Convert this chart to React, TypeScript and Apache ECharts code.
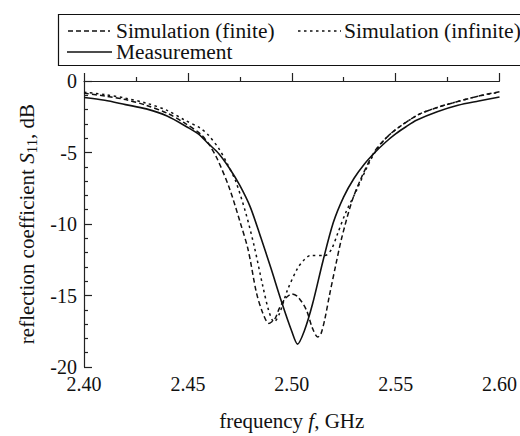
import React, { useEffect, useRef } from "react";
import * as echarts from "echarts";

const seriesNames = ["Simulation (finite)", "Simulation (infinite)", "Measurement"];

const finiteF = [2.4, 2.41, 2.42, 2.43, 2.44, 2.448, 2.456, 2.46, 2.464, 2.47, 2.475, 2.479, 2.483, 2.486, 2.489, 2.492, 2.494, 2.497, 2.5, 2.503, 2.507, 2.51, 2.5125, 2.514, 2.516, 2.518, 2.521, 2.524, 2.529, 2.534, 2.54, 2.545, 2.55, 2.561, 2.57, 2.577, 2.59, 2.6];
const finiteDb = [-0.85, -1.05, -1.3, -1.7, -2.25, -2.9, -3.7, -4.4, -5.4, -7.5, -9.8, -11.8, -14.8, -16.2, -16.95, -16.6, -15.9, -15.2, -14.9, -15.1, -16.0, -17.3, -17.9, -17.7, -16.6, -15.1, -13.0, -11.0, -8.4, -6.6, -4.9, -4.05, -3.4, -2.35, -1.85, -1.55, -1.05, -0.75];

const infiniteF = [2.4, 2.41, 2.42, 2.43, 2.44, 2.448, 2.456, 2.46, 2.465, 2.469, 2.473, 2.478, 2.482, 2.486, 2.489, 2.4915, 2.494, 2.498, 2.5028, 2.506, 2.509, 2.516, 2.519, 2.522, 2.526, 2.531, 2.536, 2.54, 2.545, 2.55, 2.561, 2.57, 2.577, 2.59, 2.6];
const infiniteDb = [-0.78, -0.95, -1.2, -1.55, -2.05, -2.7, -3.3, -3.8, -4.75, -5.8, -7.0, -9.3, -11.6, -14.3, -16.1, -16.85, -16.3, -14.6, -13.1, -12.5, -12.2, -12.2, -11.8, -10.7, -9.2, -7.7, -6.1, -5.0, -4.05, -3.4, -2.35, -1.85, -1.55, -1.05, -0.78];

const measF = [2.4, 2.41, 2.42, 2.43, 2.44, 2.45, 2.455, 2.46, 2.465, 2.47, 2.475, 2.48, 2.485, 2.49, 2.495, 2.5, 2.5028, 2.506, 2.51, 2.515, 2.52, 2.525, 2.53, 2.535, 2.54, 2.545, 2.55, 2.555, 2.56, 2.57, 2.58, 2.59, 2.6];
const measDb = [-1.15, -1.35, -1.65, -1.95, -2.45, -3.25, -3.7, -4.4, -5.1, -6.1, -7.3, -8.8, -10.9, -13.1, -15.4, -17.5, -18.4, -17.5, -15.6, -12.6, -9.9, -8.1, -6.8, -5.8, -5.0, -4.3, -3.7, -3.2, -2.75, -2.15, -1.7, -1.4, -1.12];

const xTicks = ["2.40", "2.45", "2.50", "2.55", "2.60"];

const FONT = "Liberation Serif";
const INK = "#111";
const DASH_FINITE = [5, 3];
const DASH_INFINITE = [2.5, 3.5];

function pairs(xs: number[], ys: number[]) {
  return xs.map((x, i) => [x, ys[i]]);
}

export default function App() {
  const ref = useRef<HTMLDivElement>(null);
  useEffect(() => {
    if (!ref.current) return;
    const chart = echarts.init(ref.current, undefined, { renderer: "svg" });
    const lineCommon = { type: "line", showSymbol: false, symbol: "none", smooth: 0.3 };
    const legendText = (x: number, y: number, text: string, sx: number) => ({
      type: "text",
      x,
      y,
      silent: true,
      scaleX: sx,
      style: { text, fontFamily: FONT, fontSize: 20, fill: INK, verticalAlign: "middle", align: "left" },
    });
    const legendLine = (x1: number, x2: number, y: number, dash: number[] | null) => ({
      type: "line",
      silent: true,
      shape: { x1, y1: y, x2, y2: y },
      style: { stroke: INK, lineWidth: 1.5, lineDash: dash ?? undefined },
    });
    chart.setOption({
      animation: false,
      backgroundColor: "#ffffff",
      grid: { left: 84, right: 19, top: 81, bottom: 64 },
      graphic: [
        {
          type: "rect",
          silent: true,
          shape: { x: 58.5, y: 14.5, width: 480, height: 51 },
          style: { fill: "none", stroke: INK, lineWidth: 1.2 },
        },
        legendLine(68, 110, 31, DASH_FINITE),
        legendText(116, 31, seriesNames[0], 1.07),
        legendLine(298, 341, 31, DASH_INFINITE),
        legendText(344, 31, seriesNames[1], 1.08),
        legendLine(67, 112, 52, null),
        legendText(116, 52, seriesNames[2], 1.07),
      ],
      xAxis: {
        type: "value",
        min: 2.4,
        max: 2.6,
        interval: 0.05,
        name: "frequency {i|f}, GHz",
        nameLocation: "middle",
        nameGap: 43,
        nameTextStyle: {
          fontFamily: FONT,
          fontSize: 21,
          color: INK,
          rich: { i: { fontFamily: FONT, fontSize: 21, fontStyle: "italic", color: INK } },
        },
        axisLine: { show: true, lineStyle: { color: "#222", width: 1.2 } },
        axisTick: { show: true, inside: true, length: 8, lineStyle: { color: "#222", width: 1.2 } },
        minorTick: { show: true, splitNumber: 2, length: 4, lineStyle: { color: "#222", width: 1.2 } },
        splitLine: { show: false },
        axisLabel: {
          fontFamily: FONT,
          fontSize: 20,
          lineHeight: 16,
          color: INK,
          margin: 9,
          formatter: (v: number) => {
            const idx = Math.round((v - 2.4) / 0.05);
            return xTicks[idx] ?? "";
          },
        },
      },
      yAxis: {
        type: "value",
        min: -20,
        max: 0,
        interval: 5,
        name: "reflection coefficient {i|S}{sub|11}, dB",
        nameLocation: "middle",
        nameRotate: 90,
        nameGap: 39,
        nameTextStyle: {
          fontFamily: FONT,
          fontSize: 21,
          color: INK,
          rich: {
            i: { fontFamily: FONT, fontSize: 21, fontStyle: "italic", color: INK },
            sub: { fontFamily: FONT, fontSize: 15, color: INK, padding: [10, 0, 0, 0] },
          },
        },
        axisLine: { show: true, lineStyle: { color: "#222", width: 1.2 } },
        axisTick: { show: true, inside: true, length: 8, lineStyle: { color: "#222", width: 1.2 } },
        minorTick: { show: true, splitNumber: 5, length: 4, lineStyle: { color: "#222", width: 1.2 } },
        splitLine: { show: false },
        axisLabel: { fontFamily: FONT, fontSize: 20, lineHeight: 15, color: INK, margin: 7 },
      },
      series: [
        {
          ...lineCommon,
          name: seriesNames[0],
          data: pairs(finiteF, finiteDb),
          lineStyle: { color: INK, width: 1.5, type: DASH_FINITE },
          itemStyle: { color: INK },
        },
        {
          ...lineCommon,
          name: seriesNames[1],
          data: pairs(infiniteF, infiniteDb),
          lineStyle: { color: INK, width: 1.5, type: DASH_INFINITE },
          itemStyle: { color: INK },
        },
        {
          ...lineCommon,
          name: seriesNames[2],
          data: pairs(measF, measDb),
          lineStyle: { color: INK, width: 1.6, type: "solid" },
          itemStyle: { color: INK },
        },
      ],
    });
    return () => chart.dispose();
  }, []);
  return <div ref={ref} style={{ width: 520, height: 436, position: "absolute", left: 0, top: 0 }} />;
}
---*---
BRIEF:
Look over the material above and show each line where "React" appears.

RESULT OF THIS EXERCISE:
Convert this chart to React, TypeScript and Apache ECharts code.
import React, { useEffect, useRef } from "react";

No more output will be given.